---------- Stored data

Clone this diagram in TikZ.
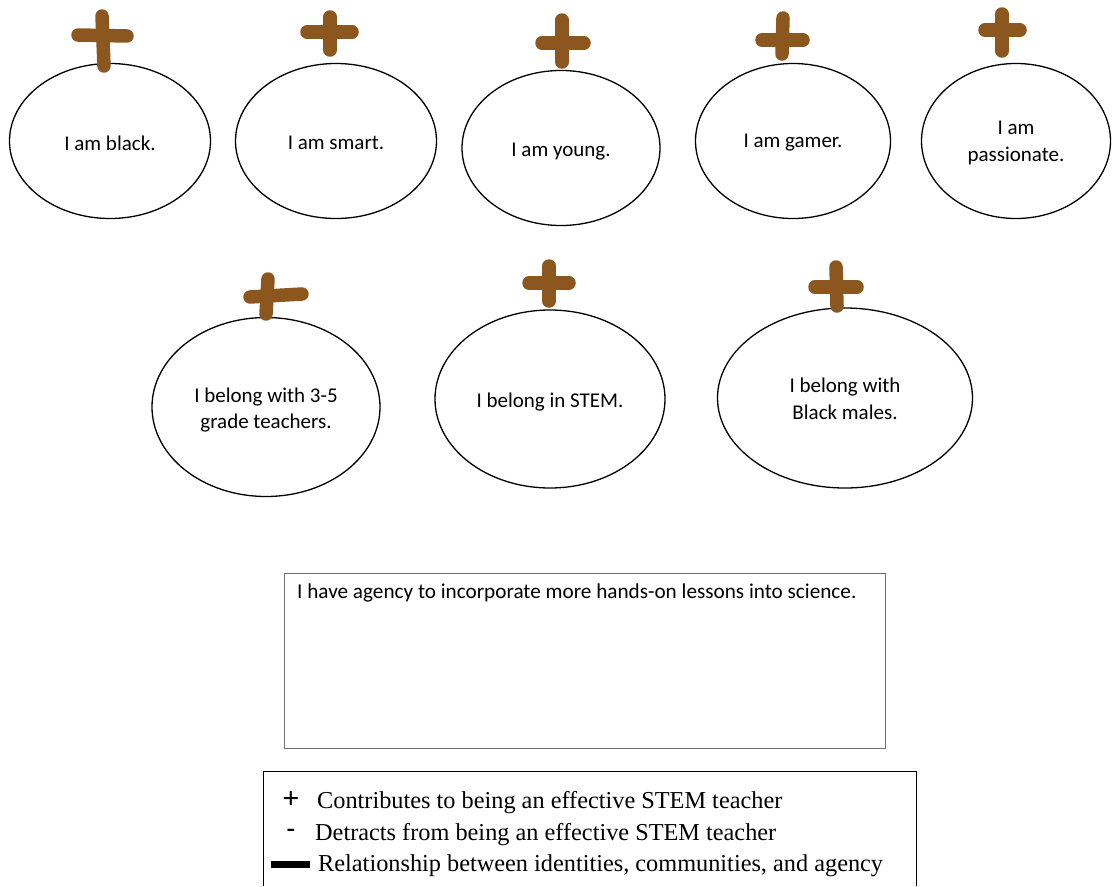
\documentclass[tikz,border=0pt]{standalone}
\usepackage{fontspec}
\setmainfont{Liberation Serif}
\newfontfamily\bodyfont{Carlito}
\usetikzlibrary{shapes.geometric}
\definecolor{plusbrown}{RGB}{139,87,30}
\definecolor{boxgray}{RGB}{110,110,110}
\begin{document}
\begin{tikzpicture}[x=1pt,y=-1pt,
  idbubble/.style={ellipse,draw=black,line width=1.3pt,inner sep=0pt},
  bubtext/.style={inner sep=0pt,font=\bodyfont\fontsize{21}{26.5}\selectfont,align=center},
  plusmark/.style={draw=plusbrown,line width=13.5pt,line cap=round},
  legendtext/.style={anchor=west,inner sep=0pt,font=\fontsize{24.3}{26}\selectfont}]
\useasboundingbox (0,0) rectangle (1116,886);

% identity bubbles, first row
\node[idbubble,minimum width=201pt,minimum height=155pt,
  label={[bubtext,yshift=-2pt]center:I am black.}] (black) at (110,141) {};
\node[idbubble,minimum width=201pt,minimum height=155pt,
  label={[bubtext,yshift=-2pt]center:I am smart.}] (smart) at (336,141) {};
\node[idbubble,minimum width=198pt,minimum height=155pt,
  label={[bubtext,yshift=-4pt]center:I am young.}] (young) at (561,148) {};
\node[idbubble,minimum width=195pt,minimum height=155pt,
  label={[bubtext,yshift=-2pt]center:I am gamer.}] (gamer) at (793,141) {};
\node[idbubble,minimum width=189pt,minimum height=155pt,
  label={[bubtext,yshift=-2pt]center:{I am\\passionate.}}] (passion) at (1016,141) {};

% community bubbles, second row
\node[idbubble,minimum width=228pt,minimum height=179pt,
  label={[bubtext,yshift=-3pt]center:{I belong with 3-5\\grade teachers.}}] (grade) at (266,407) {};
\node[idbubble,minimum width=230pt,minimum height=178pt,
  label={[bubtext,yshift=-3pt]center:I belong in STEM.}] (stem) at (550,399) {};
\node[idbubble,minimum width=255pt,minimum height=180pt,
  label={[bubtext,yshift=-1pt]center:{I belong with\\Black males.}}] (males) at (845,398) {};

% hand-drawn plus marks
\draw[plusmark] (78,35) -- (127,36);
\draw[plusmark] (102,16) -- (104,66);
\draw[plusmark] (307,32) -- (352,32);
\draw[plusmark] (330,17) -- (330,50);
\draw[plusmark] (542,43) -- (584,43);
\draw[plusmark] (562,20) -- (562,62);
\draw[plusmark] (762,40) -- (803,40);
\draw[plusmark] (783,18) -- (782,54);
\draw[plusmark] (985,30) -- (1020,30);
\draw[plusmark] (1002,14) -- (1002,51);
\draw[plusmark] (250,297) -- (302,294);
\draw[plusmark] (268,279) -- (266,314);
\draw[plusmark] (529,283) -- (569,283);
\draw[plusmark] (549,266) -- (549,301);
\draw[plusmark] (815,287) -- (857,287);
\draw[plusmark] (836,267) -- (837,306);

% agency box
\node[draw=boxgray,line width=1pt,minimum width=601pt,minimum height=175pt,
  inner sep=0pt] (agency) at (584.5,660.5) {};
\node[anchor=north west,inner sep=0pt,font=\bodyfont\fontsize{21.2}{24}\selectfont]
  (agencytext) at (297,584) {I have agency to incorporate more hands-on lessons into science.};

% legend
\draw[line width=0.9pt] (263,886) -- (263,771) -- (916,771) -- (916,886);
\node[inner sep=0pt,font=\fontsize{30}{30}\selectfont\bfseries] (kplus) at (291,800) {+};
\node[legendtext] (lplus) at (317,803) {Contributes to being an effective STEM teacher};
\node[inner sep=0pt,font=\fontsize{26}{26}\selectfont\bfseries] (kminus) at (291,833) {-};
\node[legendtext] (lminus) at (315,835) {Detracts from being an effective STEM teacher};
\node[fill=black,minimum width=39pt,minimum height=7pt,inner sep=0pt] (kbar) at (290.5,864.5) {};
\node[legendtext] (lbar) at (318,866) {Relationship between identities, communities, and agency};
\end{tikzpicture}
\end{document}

--------------------

- **What to work on**
Copy each line in full and exactly, omitting any picture.

- **Solution to this task**
Clone this diagram in TikZ.
\documentclass[tikz,border=0pt]{standalone}
\usepackage{fontspec}
\setmainfont{Liberation Serif}
\newfontfamily\bodyfont{Carlito}
\usetikzlibrary{shapes.geometric}
\definecolor{plusbrown}{RGB}{139,87,30}
\definecolor{boxgray}{RGB}{110,110,110}
\begin{document}
\begin{tikzpicture}[x=1pt,y=-1pt,
  idbubble/.style={ellipse,draw=black,line width=1.3pt,inner sep=0pt},
  bubtext/.style={inner sep=0pt,font=\bodyfont\fontsize{21}{26.5}\selectfont,align=center},
  plusmark/.style={draw=plusbrown,line width=13.5pt,line cap=round},
  legendtext/.style={anchor=west,inner sep=0pt,font=\fontsize{24.3}{26}\selectfont}]
\useasboundingbox (0,0) rectangle (1116,886);

% identity bubbles, first row
\node[idbubble,minimum width=201pt,minimum height=155pt,
  label={[bubtext,yshift=-2pt]center:I am black.}] (black) at (110,141) {};
\node[idbubble,minimum width=201pt,minimum height=155pt,
  label={[bubtext,yshift=-2pt]center:I am smart.}] (smart) at (336,141) {};
\node[idbubble,minimum width=198pt,minimum height=155pt,
  label={[bubtext,yshift=-4pt]center:I am young.}] (young) at (561,148) {};
\node[idbubble,minimum width=195pt,minimum height=155pt,
  label={[bubtext,yshift=-2pt]center:I am gamer.}] (gamer) at (793,141) {};
\node[idbubble,minimum width=189pt,minimum height=155pt,
  label={[bubtext,yshift=-2pt]center:{I am\\passionate.}}] (passion) at (1016,141) {};

% community bubbles, second row
\node[idbubble,minimum width=228pt,minimum height=179pt,
  label={[bubtext,yshift=-3pt]center:{I belong with 3-5\\grade teachers.}}] (grade) at (266,407) {};
\node[idbubble,minimum width=230pt,minimum height=178pt,
  label={[bubtext,yshift=-3pt]center:I belong in STEM.}] (stem) at (550,399) {};
\node[idbubble,minimum width=255pt,minimum height=180pt,
  label={[bubtext,yshift=-1pt]center:{I belong with\\Black males.}}] (males) at (845,398) {};

% hand-drawn plus marks
\draw[plusmark] (78,35) -- (127,36);
\draw[plusmark] (102,16) -- (104,66);
\draw[plusmark] (307,32) -- (352,32);
\draw[plusmark] (330,17) -- (330,50);
\draw[plusmark] (542,43) -- (584,43);
\draw[plusmark] (562,20) -- (562,62);
\draw[plusmark] (762,40) -- (803,40);
\draw[plusmark] (783,18) -- (782,54);
\draw[plusmark] (985,30) -- (1020,30);
\draw[plusmark] (1002,14) -- (1002,51);
\draw[plusmark] (250,297) -- (302,294);
\draw[plusmark] (268,279) -- (266,314);
\draw[plusmark] (529,283) -- (569,283);
\draw[plusmark] (549,266) -- (549,301);
\draw[plusmark] (815,287) -- (857,287);
\draw[plusmark] (836,267) -- (837,306);

% agency box
\node[draw=boxgray,line width=1pt,minimum width=601pt,minimum height=175pt,
  inner sep=0pt] (agency) at (584.5,660.5) {};
\node[anchor=north west,inner sep=0pt,font=\bodyfont\fontsize{21.2}{24}\selectfont]
  (agencytext) at (297,584) {I have agency to incorporate more hands-on lessons into science.};

% legend
\draw[line width=0.9pt] (263,886) -- (263,771) -- (916,771) -- (916,886);
\node[inner sep=0pt,font=\fontsize{30}{30}\selectfont\bfseries] (kplus) at (291,800) {+};
\node[legendtext] (lplus) at (317,803) {Contributes to being an effective STEM teacher};
\node[inner sep=0pt,font=\fontsize{26}{26}\selectfont\bfseries] (kminus) at (291,833) {-};
\node[legendtext] (lminus) at (315,835) {Detracts from being an effective STEM teacher};
\node[fill=black,minimum width=39pt,minimum height=7pt,inner sep=0pt] (kbar) at (290.5,864.5) {};
\node[legendtext] (lbar) at (318,866) {Relationship between identities, communities, and agency};
\end{tikzpicture}
\end{document}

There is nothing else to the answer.